Bizim Dünyamız Vakfı Mütevelli Heyeti Üyesi Uzman Dr. Ender Saraç da gelecek nesillere daha temiz bir dünya bırakabilmek için vakfın önemli bir rol üstlendiğini dile getirerek "Kızılderililerin çok sevdiğim bir atasözü var, 'Biz dünyayı atalarımızdan miras almadık, torunlarımızdan ödünç aldık, borç aldık' diye. Biz de o düşünceyle bir araya geldik. Çocuklarımıza ve torunlarımıza daha temiz bir dünya bırakarak gerçek sağlığı yakalamalarına destek olmak için bu vakfı kurduk." dedi.
Müsilaj ve deniz kirliliğinin denizdeki yaşam için büyük bir tehlike olduğuna dikkati çeken Saraç, Rusya-Ukrayna savaşının ekolojik yansımalarının yakında Türkiye'de de görüleceği yorumunda bulundu.
Saraç şöyle devam etti:
"Rusya-Ukrayna savaşı; Türkiye için çevre sağlığını bozacak, denizleri kirletecek, yağan yağmurlarla çok toksik maddelere maruz kalacağımız ve ileriki yıllarda sağlıktaki sıkıntılarını yaşayacağımız çok önemli bir başlık. Yine müsilaj, bekleyen gemiler, yuttuğumuz petrol atıkları... En korkuncu da, hep soruyorum, 'Ayda bir kredi kartı yer misiniz?' diye. Herkes 'Hayır' diyor ama diyorum ki 'Yiyorsunuz' Çünkü, sadece deniz canlılarıyla değil çok çeşitli yollarla da plastik yiyoruz. Düşünün ayda bir kredi kartını yiyoruz. Kimse çıkartıp kredi kartını yemez ama dolaylı yoldan küçük küçük mikro partiküller halinde plastik yiyoruz ki bu da kanserden immün sistem bozukluklarına ve alerjiye kadar çok ciddi bir sorun."

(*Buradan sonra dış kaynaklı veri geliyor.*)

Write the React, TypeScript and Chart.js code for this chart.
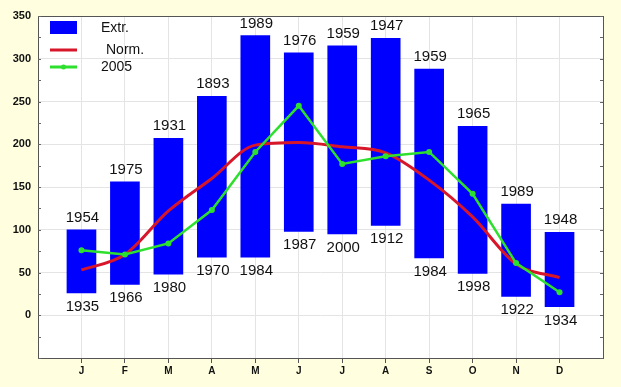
import React, { useEffect, useRef } from "react";
import { Chart, registerables } from "chart.js";

Chart.register(...registerables);

const months = ["J", "F", "M", "A", "M", "J", "J", "A", "S", "O", "N", "D"];
const extHi = [100, 156, 207, 256, 327, 307, 315, 324, 288, 221, 130, 97];
const extLo = [26, 36, 48, 68, 68, 98, 95, 105, 67, 49, 22, 10];
const hiYears = [1954, 1975, 1931, 1893, 1989, 1976, 1959, 1947, 1959, 1965, 1989, 1948];
const loYears = [1935, 1966, 1980, 1970, 1984, 1987, 2000, 1912, 1984, 1998, 1922, 1934];
const norm = [53, 71, 122, 160, 199, 202, 197, 190, 158, 115, 60, 44];
const y2005 = [76, 71, 84, 123, 191, 245, 177, 186, 191, 142, 61, 27];
const yTicks = [-50, 0, 50, 100, 150, 200, 250, 300, 350];

const FONT = "'Liberation Sans', Arial, sans-serif";
const BLUE = "#0000ff";
const RED = "#d8162a";
const GREEN = "#2ee02e";

export default function App() {
  const ref = useRef<HTMLCanvasElement | null>(null);

  useEffect(() => {
    document.body.style.margin = "0";
    const canvas = ref.current!;

    const bgPlugin = {
      id: "bg",
      beforeDraw(chart: any) {
        const { ctx, chartArea: a } = chart;
        ctx.save();
        ctx.fillStyle = "#ffffe0";
        ctx.fillRect(0, 0, chart.width, chart.height);
        ctx.fillStyle = "#ffffff";
        ctx.fillRect(a.left, a.top, a.right - a.left, a.bottom - a.top);
        ctx.restore();
      },
    };

    const overlayPlugin = {
      id: "overlay",
      afterDatasetsDraw(chart: any) {
        const { ctx, chartArea: a } = chart;
        const meta = chart.getDatasetMeta(0);
        ctx.save();
        ctx.fillStyle = "#111";
        ctx.font = `15px ${FONT}`;
        ctx.textAlign = "center";
        ctx.textBaseline = "alphabetic";
        meta.data.forEach((el: any, i: number) => {
          const top = Math.min(el.y, el.base);
          const bot = Math.max(el.y, el.base);
          ctx.fillText(String(hiYears[i]), el.x + 1, top - 8);
          ctx.fillText(String(loYears[i]), el.x + 1, bot + 18);
        });

        // legend
        const lx = a.left + 12;
        ctx.fillStyle = BLUE;
        ctx.fillRect(lx, a.top + 5, 27, 13);
        ctx.strokeStyle = RED;
        ctx.lineWidth = 3;
        ctx.beginPath();
        ctx.moveTo(lx, a.top + 34);
        ctx.lineTo(lx + 27, a.top + 34);
        ctx.stroke();
        ctx.strokeStyle = GREEN;
        ctx.beginPath();
        ctx.moveTo(lx, a.top + 51);
        ctx.lineTo(lx + 27, a.top + 51);
        ctx.stroke();
        ctx.fillStyle = GREEN;
        ctx.beginPath();
        ctx.arc(lx + 13.5, a.top + 51, 2.5, 0, Math.PI * 2);
        ctx.fill();
        ctx.fillStyle = "#111";
        ctx.font = `14px ${FONT}`;
        ctx.textAlign = "left";
        ctx.textBaseline = "middle";
        ctx.fillText("Extr.", lx + 51, a.top + 12);
        ctx.fillText("Norm.", lx + 56, a.top + 34);
        ctx.fillText("2005", lx + 51, a.top + 51);
        ctx.restore();
      },
      afterDraw(chart: any) {
        const { ctx, chartArea: a, scales } = chart;
        ctx.save();
        ctx.strokeStyle = "#555";
        ctx.lineWidth = 1;
        ctx.strokeRect(Math.round(a.left) + 0.5, Math.round(a.top) + 0.5, Math.round(a.right - a.left), Math.round(a.bottom - a.top));
        ctx.strokeStyle = "#666";
        for (let v = -50; v <= 350; v += 25) {
          const py = Math.round(scales.y.getPixelForValue(v)) + 0.5;
          ctx.beginPath();
          ctx.moveTo(a.left, py);
          ctx.lineTo(a.left + 3, py);
          ctx.moveTo(a.right - 3, py);
          ctx.lineTo(a.right, py);
          ctx.stroke();
        }
        ctx.restore();
      },
    };

    const chart = new Chart(canvas, {
      type: "bar",
      data: {
        datasets: [
          {
            type: "bar",
            label: "Extr.",
            data: months.map((_, i) => ({ x: i + 1, y: [extLo[i], extHi[i]] })) as any,
            backgroundColor: BLUE,
            borderWidth: 0,
            barThickness: 29,
            order: 3,
          },
          {
            type: "line",
            label: "Norm.",
            data: months.map((_, i) => ({ x: i + 1, y: norm[i] })) as any,
            borderColor: RED,
            borderWidth: 3,
            pointRadius: 0,
            cubicInterpolationMode: "monotone",
            order: 2,
          },
          {
            type: "line",
            label: "2005",
            data: months.map((_, i) => ({ x: i + 1, y: y2005[i] })) as any,
            borderColor: GREEN,
            backgroundColor: GREEN,
            borderWidth: 2.5,
            pointRadius: 3,
            pointBorderWidth: 0,
            tension: 0,
            order: 1,
          },
        ],
      },
      plugins: [bgPlugin, overlayPlugin],
      options: {
        animation: false,
        responsive: false,
        maintainAspectRatio: false,
        layout: { padding: { left: 0, top: 16, right: 18, bottom: 0 } },
        plugins: { legend: { display: false }, tooltip: { enabled: false } },
        scales: {
          x: {
            type: "linear",
            min: 0,
            max: 13,
            offset: false,
            afterFit(scale: any) {
              scale.height = 29;
            },
            afterBuildTicks(scale: any) {
              scale.ticks = months.map((_, i) => ({ value: i + 1 }));
            },
            ticks: {
              autoSkip: false,
              maxRotation: 0,
              padding: 2,
              color: "#111",
              font: { family: FONT, size: 10, weight: "bold" },
              callback: (v: any) => months[Number(v) - 1] ?? "",
            },
            grid: { offset: false, color: "#e4e4e4", tickColor: "#555", tickLength: 5 },
            border: { display: false },
          },
          y: {
            type: "linear",
            min: -50,
            max: 350,
            afterFit(scale: any) {
              scale.width = 38;
            },
            afterBuildTicks(scale: any) {
              scale.ticks = yTicks.map((v) => ({ value: v }));
            },
            ticks: {
              padding: 7,
              color: "#111",
              font: { family: FONT, size: 11, weight: "bold" },
              callback: (v: any) => (Number(v) < 0 ? "" : String(v)),
            },
            grid: { color: "#e4e4e4", drawTicks: false },
            border: { display: false },
          },
        },
      } as any,
    });
    return () => chart.destroy();
  }, []);

  return <canvas ref={ref} width={621} height={387} style={{ display: "block", width: 621, height: 387 }} />;
}
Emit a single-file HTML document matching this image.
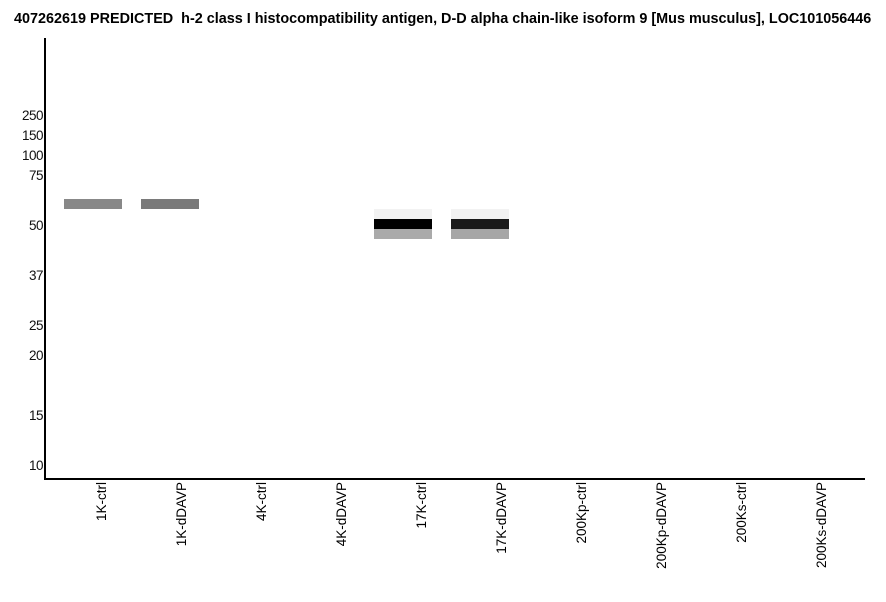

Bizim Dünyamız Vakfı Başkan Yardımcı ve ressam İsmail Acar da vakfın çevre ve iklim değişikliği konularında farkındalık yaratmayı amaçladığını belirterek, "Bütün hikaye farkındalıktan geçiyor. Yani biz evde çöpümüzü beş ayrı renkte beş ayrı çöp torbasına koymayı başarırsak aslında bütün problemi çözeceğiz." diye konuştu.